= Tanderrum =

Aboriginal Australian ceremony

A tanderrum is an Aboriginal Australian ceremony enacted by the nations of the Kulin people and other Aboriginal Victorian nations allowing safe passage and temporary access and use of land and resources by foreign people. It was a diplomatic rite involving the landholder's hospitality and a ritual exchange of gifts, sometimes referred to as "Freedom of the Bush".

Visiting people were presented to elders by an interim group known to all parties. Eucalypt leaves were used in the ceremony to indicate visitors were free to partake of the resources. Water was shared from a tarnuk, sipped through a reed straw, with the hosts partaking first to reassure the visitors that the water was not poisoned.

The signing of Batman's Treaty in 1835 was likely to have been interpreted as a tanderrum ceremony by the Wurundjeri and Boon wurrung peoples, according to some historians. Certainly the Wurundjeri and Boon wurrung people continued to act with hospitality to the settlers in the first years of the Foundation of Melbourne, while other Aboriginal nations engaged in resistance over dispossession of their lands.

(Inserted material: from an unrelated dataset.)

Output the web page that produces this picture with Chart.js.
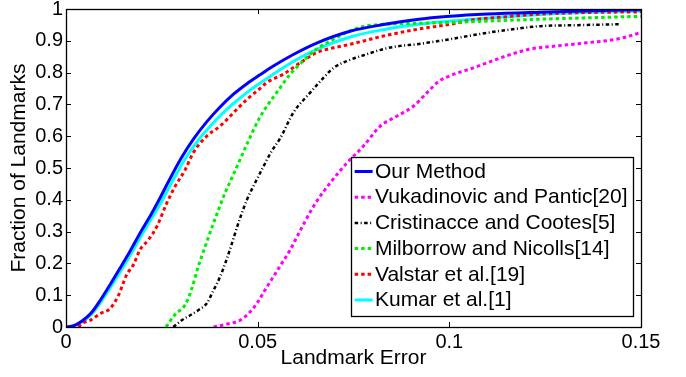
<!DOCTYPE html>
<html>
<head>
<meta charset="utf-8">
<script src="https://cdn.jsdelivr.net/npm/chart.js@4.4.1/dist/chart.umd.min.js"></script>
<style>
html,body{margin:0;padding:0;background:#fff;}
#wrap{width:686px;height:377px;position:relative;}
canvas{display:block;}
</style>
</head>
<body>
<div id="wrap"><canvas id="c" width="686" height="377"></canvas></div>
<script>
// ---------- data ----------
const seriesLabels = ["Our Method", "Vukadinovic and Pantic[20]", "Cristinacce and Cootes[5]", "Milborrow and Nicolls[14]", "Valstar et al.[19]", "Kumar et al.[1]"];
const xTickValues = [0, 0.05, 0.1, 0.15];
const yTickValues = [0, 0.1, 0.2, 0.3, 0.4, 0.5, 0.6, 0.7, 0.8, 0.9, 1];
const xAxisTitle = "Landmark Error";
const yAxisTitle = "Fraction of Landmarks";

const ourErr  = [0, 0.002, 0.004, 0.0065, 0.009, 0.0115, 0.0141, 0.0167, 0.0193, 0.022, 0.0245, 0.0265, 0.03, 0.0332, 0.0367, 0.0402, 0.0437, 0.0472, 0.0506, 0.054, 0.0593, 0.0654, 0.0741, 0.0828, 0.0915, 0.1002, 0.11, 0.1237, 0.135, 0.15];
const ourFrac = [0, 0.004, 0.017, 0.043, 0.085, 0.133, 0.185, 0.238, 0.295, 0.35, 0.405, 0.452, 0.53, 0.59, 0.645, 0.692, 0.732, 0.765, 0.793, 0.82, 0.857, 0.893, 0.93, 0.951, 0.967, 0.977, 0.984, 0.99, 0.994, 0.998];

const vukErr  = [0.0385, 0.042, 0.0454, 0.0476, 0.0498, 0.0519, 0.0541, 0.0563, 0.0585, 0.0604, 0.0646, 0.0689, 0.0733, 0.0776, 0.082, 0.0863, 0.0907, 0.0942, 0.0972, 0.1002, 0.1063, 0.115, 0.1211, 0.1281, 0.1368, 0.1437, 0.15];
const vukFrac = [0, 0.009, 0.021, 0.042, 0.074, 0.116, 0.158, 0.2, 0.243, 0.287, 0.38, 0.453, 0.516, 0.569, 0.632, 0.663, 0.695, 0.737, 0.772, 0.79, 0.815, 0.853, 0.874, 0.884, 0.895, 0.905, 0.926];

const criErr  = [0.028, 0.0302, 0.0324, 0.0345, 0.0367, 0.0385, 0.0402, 0.042, 0.0437, 0.0454, 0.0472, 0.0493, 0.0511, 0.0535, 0.0559, 0.0593, 0.0637, 0.0672, 0.0698, 0.0741, 0.0785, 0.0828, 0.0872, 0.0915, 0.0959, 0.1002, 0.1063, 0.115, 0.1237, 0.1324, 0.1446];
const criFrac = [0, 0.021, 0.037, 0.053, 0.074, 0.116, 0.158, 0.216, 0.279, 0.342, 0.4, 0.453, 0.495, 0.55, 0.594, 0.674, 0.737, 0.784, 0.815, 0.84, 0.858, 0.874, 0.884, 0.889, 0.897, 0.905, 0.918, 0.934, 0.946, 0.949, 0.952];

const milErr  = [0.0261, 0.0285, 0.0311, 0.0328, 0.0345, 0.0363, 0.038, 0.0398, 0.0415, 0.0437, 0.0472, 0.0506, 0.055, 0.0585, 0.0619, 0.0654, 0.0698, 0.0741, 0.0776, 0.0828, 0.0915, 0.1002, 0.11, 0.1237, 0.135, 0.15];
const milFrac = [0, 0.04, 0.07, 0.12, 0.19, 0.253, 0.311, 0.369, 0.422, 0.48, 0.575, 0.66, 0.738, 0.795, 0.837, 0.874, 0.905, 0.931, 0.945, 0.952, 0.955, 0.958, 0.962, 0.968, 0.972, 0.977];

const valErr  = [0.0032, 0.0045, 0.0063, 0.0089, 0.0115, 0.0137, 0.0158, 0.0176, 0.0193, 0.0215, 0.0237, 0.0263, 0.0285, 0.0311, 0.0332, 0.0367, 0.0402, 0.0437, 0.0472, 0.0506, 0.0524, 0.0567, 0.0611, 0.0654, 0.0698, 0.0741, 0.0828, 0.0915, 0.1002, 0.1063, 0.115, 0.1237, 0.1368, 0.15];
const valFrac = [0, 0.013, 0.021, 0.042, 0.058, 0.1, 0.164, 0.196, 0.243, 0.274, 0.316, 0.39, 0.443, 0.495, 0.548, 0.6, 0.632, 0.674, 0.716, 0.75, 0.769, 0.795, 0.831, 0.863, 0.878, 0.889, 0.915, 0.936, 0.952, 0.966, 0.976, 0.984, 0.989, 0.991];

const kumErr  = [0, 0.002, 0.004, 0.0065, 0.009, 0.0115, 0.0141, 0.0167, 0.0193, 0.022, 0.0245, 0.028, 0.0315, 0.035, 0.0385, 0.042, 0.0454, 0.048, 0.0532, 0.0593, 0.0654, 0.0741, 0.0828, 0.0915, 0.1002, 0.11, 0.1237, 0.135, 0.15];
const kumFrac = [0, 0.003, 0.014, 0.038, 0.077, 0.123, 0.173, 0.225, 0.28, 0.335, 0.385, 0.464, 0.537, 0.595, 0.643, 0.685, 0.72, 0.745, 0.788, 0.835, 0.873, 0.912, 0.935, 0.951, 0.962, 0.971, 0.983, 0.989, 0.994];

// ---------- build ----------
const FONT = "'Liberation Sans', Arial, Helvetica, sans-serif";
const pts = (xs, ys) => xs.map((x, i) => ({x: x, y: ys[i]}));
const styles = [
  {color: '#0000ff', width: 3, dash: []},
  {color: '#ff00ff', width: 3, dash: [3.5, 3]},
  {color: '#000000', width: 2.5, dash: [3.5, 2.5, 1, 2.5]},
  {color: '#00ee00', width: 3, dash: [3.5, 3]},
  {color: '#ff0000', width: 3, dash: [3.5, 3]},
  {color: '#00ffff', width: 3, dash: []}
];
const seriesData = [pts(ourErr, ourFrac), pts(vukErr, vukFrac), pts(criErr, criFrac), pts(milErr, milFrac), pts(valErr, valFrac), pts(kumErr, kumFrac)];

const datasets = seriesLabels.map((lab, i) => ({
  label: lab,
  data: seriesData[i],
  borderColor: styles[i].color,
  backgroundColor: styles[i].color,
  borderWidth: styles[i].width,
  borderDash: styles[i].dash,
  borderCapStyle: 'butt',
  pointRadius: 0,
  cubicInterpolationMode: 'monotone',
  fill: false
}));

// axes box with inward ticks (MATLAB style)
const boxPlugin = {
  id: 'box',
  afterDatasetsDraw(chart) {
    const {ctx, chartArea: a, scales: {x, y}} = chart;
    ctx.save();
    ctx.strokeStyle = '#000';
    ctx.lineWidth = 1;
    const L = 5;
    ctx.beginPath();
    x.ticks.forEach(t => {
      const px = Math.round(x.getPixelForValue(t.value)) + 0.5;
      ctx.moveTo(px, a.bottom); ctx.lineTo(px, a.bottom - L);
      ctx.moveTo(px, a.top); ctx.lineTo(px, a.top + L);
    });
    y.ticks.forEach(t => {
      const py = Math.round(y.getPixelForValue(t.value)) + 0.5;
      ctx.moveTo(a.left, py); ctx.lineTo(a.left + L, py);
      ctx.moveTo(a.right, py); ctx.lineTo(a.right - L, py);
    });
    ctx.stroke();
    ctx.lineWidth = 1.3;
    ctx.strokeRect(Math.round(a.left) + 0.5, Math.round(a.top) + 0.5, Math.round(a.right - a.left), Math.round(a.bottom - a.top));
    ctx.restore();
  }
};

// MATLAB-style legend box inside the axes (lower right)
const legendPlugin = {
  id: 'matlabLegend',
  afterDraw(chart) {
    const {ctx, chartArea: a} = chart;
    const ds = chart.data.datasets;
    ctx.save();
    ctx.font = "21px " + FONT;
    const textW = Math.max(...ds.map(d => ctx.measureText(d.label).width));
    const rowH = 25.7;
    const right = a.right - 8;
    const bottom = a.bottom - 11;
    const w = textW + 29.5;
    const h = rowH * ds.length + 5;
    const left = right - w;
    const top = bottom - h;
    ctx.fillStyle = '#fff';
    ctx.fillRect(left, top, w, h);
    ctx.strokeStyle = '#000';
    ctx.lineWidth = 1.3;
    ctx.strokeRect(Math.round(left) + 0.5, Math.round(top) + 0.5, Math.round(w), Math.round(h));
    ds.forEach((d, i) => {
      const cy = top + 14.7 + i * rowH;
      ctx.save();
      ctx.strokeStyle = d.borderColor;
      ctx.lineWidth = d.borderWidth;
      ctx.setLineDash(d.borderDash || []);
      ctx.beginPath();
      ctx.moveTo(left + 3.7, cy);
      ctx.lineTo(left + 21.7, cy);
      ctx.stroke();
      ctx.restore();
      ctx.fillStyle = '#000';
      ctx.textBaseline = 'middle';
      ctx.textAlign = 'left';
      ctx.fillText(d.label, left + 24, cy + 0.5);
    });
    ctx.restore();
  }
};

const fmt = v => String(v);

new Chart(document.getElementById('c'), {
  type: 'line',
  data: {datasets: datasets},
  options: {
    responsive: false,
    animation: false,
    devicePixelRatio: 1,
    layout: {padding: {left: 0, right: 45, top: 9, bottom: 0}},
    plugins: {legend: {display: false}, tooltip: {enabled: false}},
    scales: {
      x: {
        type: 'linear', min: 0, max: 0.15,
        afterBuildTicks: s => { s.ticks = xTickValues.map(v => ({value: v})); },
        afterFit: s => { s.height = 50; s.paddingLeft = 0; s.paddingRight = 0; },
        grid: {display: false, drawTicks: false},
        border: {display: false},
        ticks: {color: '#000', padding: 3, maxRotation: 0, autoSkip: false, font: {family: FONT, size: 20}, callback: v => fmt(v)},
        title: {display: true, text: xAxisTitle, color: '#000', font: {family: FONT, size: 21, lineHeight: 1.2}, padding: {top: 0, bottom: 6}}
      },
      y: {
        type: 'linear', min: 0, max: 1,
        afterBuildTicks: s => { s.ticks = yTickValues.map(v => ({value: v})); },
        afterFit: s => { s.width = 66; s.paddingTop = 0; s.paddingBottom = 0; },
        grid: {display: false, drawTicks: false},
        border: {display: false},
        ticks: {color: '#000', padding: 3, autoSkip: false, font: {family: FONT, size: 20}, callback: v => fmt(v)},
        title: {display: true, text: yAxisTitle, color: '#000', font: {family: FONT, size: 21, lineHeight: 1.2}, padding: {top: 7, bottom: 0}}
      }
    }
  },
  plugins: [boxPlugin, legendPlugin]
});
</script>
</body>
</html>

William Thomas, the Assistant Protector of Aborigines for the Port Phillip District, described a tanderrum ceremony enacted by the Wurundjeri in 1845.

Tanderrum ceremonies are still performed today by Wurundjeri elders sometimes as part of a Welcome to Country protocol.

Indigenous Australian artist Ellen Jose has a sculpture called Tanderrum (1997) on Herring Island Environmental Sculpture Park, done in conjunction with Wurundjeri elder Joy Murphy. National Parks describe the sculpture:

Tanderrum (coming together) brings together concepts of pride, culture and spirit and the work symbolises the coming together of the Kulin nation as one people. It links the symbols and Legends of the Dreaming with ancestral bird spirits and totems of the five clan groups.